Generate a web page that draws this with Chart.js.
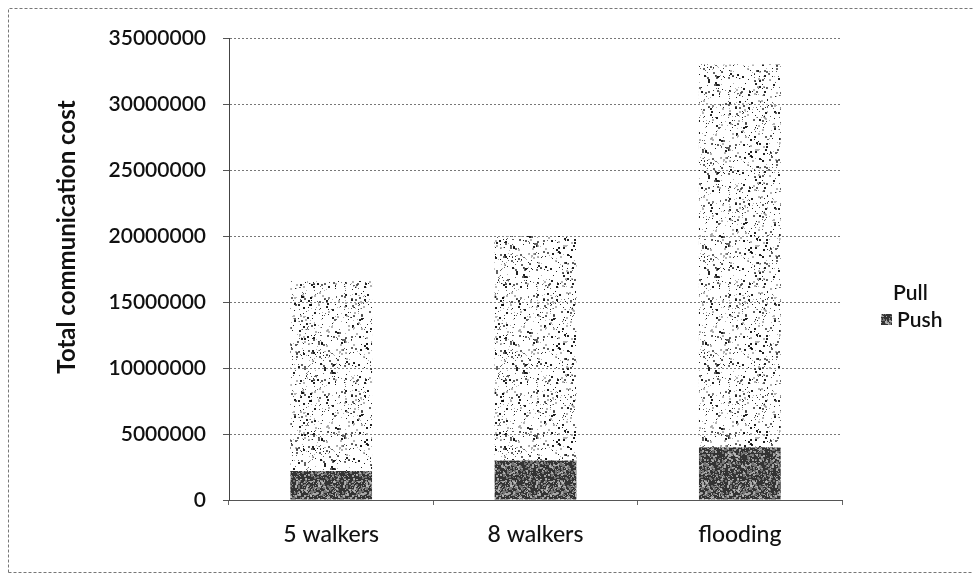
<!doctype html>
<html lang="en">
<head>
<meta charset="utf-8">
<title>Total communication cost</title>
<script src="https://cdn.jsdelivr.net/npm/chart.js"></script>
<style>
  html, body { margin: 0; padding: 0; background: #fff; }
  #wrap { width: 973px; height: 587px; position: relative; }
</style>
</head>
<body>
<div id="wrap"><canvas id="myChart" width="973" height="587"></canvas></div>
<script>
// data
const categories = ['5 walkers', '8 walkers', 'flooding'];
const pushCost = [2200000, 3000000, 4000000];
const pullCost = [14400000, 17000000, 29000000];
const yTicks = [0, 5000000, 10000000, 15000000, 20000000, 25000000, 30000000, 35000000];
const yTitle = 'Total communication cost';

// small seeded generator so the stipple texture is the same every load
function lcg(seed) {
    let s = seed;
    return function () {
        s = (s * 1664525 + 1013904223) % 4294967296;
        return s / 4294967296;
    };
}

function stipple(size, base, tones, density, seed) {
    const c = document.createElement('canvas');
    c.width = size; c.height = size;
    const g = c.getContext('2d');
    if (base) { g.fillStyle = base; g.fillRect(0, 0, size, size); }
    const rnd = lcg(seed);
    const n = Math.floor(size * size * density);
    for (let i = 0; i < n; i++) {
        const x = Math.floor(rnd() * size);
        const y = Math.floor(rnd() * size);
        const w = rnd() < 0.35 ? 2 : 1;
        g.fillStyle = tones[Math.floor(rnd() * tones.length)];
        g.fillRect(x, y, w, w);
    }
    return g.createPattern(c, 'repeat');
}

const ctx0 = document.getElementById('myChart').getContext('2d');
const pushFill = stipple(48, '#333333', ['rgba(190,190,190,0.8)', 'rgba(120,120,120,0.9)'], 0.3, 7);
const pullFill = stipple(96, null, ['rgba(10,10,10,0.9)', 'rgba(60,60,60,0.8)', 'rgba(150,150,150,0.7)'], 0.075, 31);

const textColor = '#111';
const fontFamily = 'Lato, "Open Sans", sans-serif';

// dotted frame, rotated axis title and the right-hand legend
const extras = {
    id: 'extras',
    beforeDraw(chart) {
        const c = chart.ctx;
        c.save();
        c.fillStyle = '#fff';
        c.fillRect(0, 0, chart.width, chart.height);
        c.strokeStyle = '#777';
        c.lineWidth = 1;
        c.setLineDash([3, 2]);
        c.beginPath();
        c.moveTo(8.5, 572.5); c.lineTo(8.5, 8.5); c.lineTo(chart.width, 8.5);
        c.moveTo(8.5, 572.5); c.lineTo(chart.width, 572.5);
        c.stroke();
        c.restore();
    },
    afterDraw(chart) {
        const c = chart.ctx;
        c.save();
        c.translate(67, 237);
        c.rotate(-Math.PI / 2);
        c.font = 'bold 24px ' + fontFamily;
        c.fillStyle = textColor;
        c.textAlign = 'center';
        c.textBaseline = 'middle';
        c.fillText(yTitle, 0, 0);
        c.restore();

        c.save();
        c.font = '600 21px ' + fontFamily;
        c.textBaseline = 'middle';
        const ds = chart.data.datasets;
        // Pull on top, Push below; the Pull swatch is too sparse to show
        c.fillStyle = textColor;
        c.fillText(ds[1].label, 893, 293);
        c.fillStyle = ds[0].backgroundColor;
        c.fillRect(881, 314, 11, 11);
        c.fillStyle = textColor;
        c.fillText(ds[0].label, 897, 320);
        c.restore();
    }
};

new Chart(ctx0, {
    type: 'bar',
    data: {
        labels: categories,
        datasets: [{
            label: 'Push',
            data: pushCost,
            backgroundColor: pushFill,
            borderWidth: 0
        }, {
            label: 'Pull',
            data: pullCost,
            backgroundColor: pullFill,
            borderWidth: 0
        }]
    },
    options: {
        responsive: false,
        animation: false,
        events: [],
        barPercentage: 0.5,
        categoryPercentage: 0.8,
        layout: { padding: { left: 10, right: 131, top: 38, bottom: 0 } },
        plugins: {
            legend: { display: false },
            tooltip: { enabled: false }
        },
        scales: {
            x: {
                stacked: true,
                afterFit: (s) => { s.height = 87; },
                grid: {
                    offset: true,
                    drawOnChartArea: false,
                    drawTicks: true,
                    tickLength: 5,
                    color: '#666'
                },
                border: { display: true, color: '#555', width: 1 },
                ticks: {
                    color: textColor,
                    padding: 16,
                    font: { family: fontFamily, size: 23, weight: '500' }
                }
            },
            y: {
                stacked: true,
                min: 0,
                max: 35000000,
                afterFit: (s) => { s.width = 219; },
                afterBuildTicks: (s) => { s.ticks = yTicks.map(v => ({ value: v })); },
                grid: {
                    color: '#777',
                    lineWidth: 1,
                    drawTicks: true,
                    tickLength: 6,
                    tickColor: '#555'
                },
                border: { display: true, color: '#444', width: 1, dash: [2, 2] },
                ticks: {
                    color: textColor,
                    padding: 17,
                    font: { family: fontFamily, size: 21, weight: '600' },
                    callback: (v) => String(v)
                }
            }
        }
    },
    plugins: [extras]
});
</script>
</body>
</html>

========================================================================

§ **PROBLEM DETAILS**:
Copy the listing in full and without alteration, omitting every picture.

§ **SOLUTION FOR THIS PROBLEM**:
Generate a web page that draws this with Chart.js.
<!doctype html>
<html lang="en">
<head>
<meta charset="utf-8">
<title>Total communication cost</title>
<script src="https://cdn.jsdelivr.net/npm/chart.js"></script>
<style>
  html, body { margin: 0; padding: 0; background: #fff; }
  #wrap { width: 973px; height: 587px; position: relative; }
</style>
</head>
<body>
<div id="wrap"><canvas id="myChart" width="973" height="587"></canvas></div>
<script>
// data
const categories = ['5 walkers', '8 walkers', 'flooding'];
const pushCost = [2200000, 3000000, 4000000];
const pullCost = [14400000, 17000000, 29000000];
const yTicks = [0, 5000000, 10000000, 15000000, 20000000, 25000000, 30000000, 35000000];
const yTitle = 'Total communication cost';

// small seeded generator so the stipple texture is the same every load
function lcg(seed) {
    let s = seed;
    return function () {
        s = (s * 1664525 + 1013904223) % 4294967296;
        return s / 4294967296;
    };
}

function stipple(size, base, tones, density, seed) {
    const c = document.createElement('canvas');
    c.width = size; c.height = size;
    const g = c.getContext('2d');
    if (base) { g.fillStyle = base; g.fillRect(0, 0, size, size); }
    const rnd = lcg(seed);
    const n = Math.floor(size * size * density);
    for (let i = 0; i < n; i++) {
        const x = Math.floor(rnd() * size);
        const y = Math.floor(rnd() * size);
        const w = rnd() < 0.35 ? 2 : 1;
        g.fillStyle = tones[Math.floor(rnd() * tones.length)];
        g.fillRect(x, y, w, w);
    }
    return g.createPattern(c, 'repeat');
}

const ctx0 = document.getElementById('myChart').getContext('2d');
const pushFill = stipple(48, '#333333', ['rgba(190,190,190,0.8)', 'rgba(120,120,120,0.9)'], 0.3, 7);
const pullFill = stipple(96, null, ['rgba(10,10,10,0.9)', 'rgba(60,60,60,0.8)', 'rgba(150,150,150,0.7)'], 0.075, 31);

const textColor = '#111';
const fontFamily = 'Lato, "Open Sans", sans-serif';

// dotted frame, rotated axis title and the right-hand legend
const extras = {
    id: 'extras',
    beforeDraw(chart) {
        const c = chart.ctx;
        c.save();
        c.fillStyle = '#fff';
        c.fillRect(0, 0, chart.width, chart.height);
        c.strokeStyle = '#777';
        c.lineWidth = 1;
        c.setLineDash([3, 2]);
        c.beginPath();
        c.moveTo(8.5, 572.5); c.lineTo(8.5, 8.5); c.lineTo(chart.width, 8.5);
        c.moveTo(8.5, 572.5); c.lineTo(chart.width, 572.5);
        c.stroke();
        c.restore();
    },
    afterDraw(chart) {
        const c = chart.ctx;
        c.save();
        c.translate(67, 237);
        c.rotate(-Math.PI / 2);
        c.font = 'bold 24px ' + fontFamily;
        c.fillStyle = textColor;
        c.textAlign = 'center';
        c.textBaseline = 'middle';
        c.fillText(yTitle, 0, 0);
        c.restore();

        c.save();
        c.font = '600 21px ' + fontFamily;
        c.textBaseline = 'middle';
        const ds = chart.data.datasets;
        // Pull on top, Push below; the Pull swatch is too sparse to show
        c.fillStyle = textColor;
        c.fillText(ds[1].label, 893, 293);
        c.fillStyle = ds[0].backgroundColor;
        c.fillRect(881, 314, 11, 11);
        c.fillStyle = textColor;
        c.fillText(ds[0].label, 897, 320);
        c.restore();
    }
};

new Chart(ctx0, {
    type: 'bar',
    data: {
        labels: categories,
        datasets: [{
            label: 'Push',
            data: pushCost,
            backgroundColor: pushFill,
            borderWidth: 0
        }, {
            label: 'Pull',
            data: pullCost,
            backgroundColor: pullFill,
            borderWidth: 0
        }]
    },
    options: {
        responsive: false,
        animation: false,
        events: [],
        barPercentage: 0.5,
        categoryPercentage: 0.8,
        layout: { padding: { left: 10, right: 131, top: 38, bottom: 0 } },
        plugins: {
            legend: { display: false },
            tooltip: { enabled: false }
        },
        scales: {
            x: {
                stacked: true,
                afterFit: (s) => { s.height = 87; },
                grid: {
                    offset: true,
                    drawOnChartArea: false,
                    drawTicks: true,
                    tickLength: 5,
                    color: '#666'
                },
                border: { display: true, color: '#555', width: 1 },
                ticks: {
                    color: textColor,
                    padding: 16,
                    font: { family: fontFamily, size: 23, weight: '500' }
                }
            },
            y: {
                stacked: true,
                min: 0,
                max: 35000000,
                afterFit: (s) => { s.width = 219; },
                afterBuildTicks: (s) => { s.ticks = yTicks.map(v => ({ value: v })); },
                grid: {
                    color: '#777',
                    lineWidth: 1,
                    drawTicks: true,
                    tickLength: 6,
                    tickColor: '#555'
                },
                border: { display: true, color: '#444', width: 1, dash: [2, 2] },
                ticks: {
                    color: textColor,
                    padding: 17,
                    font: { family: fontFamily, size: 21, weight: '600' },
                    callback: (v) => String(v)
                }
            }
        }
    },
    plugins: [extras]
});
</script>
</body>
</html>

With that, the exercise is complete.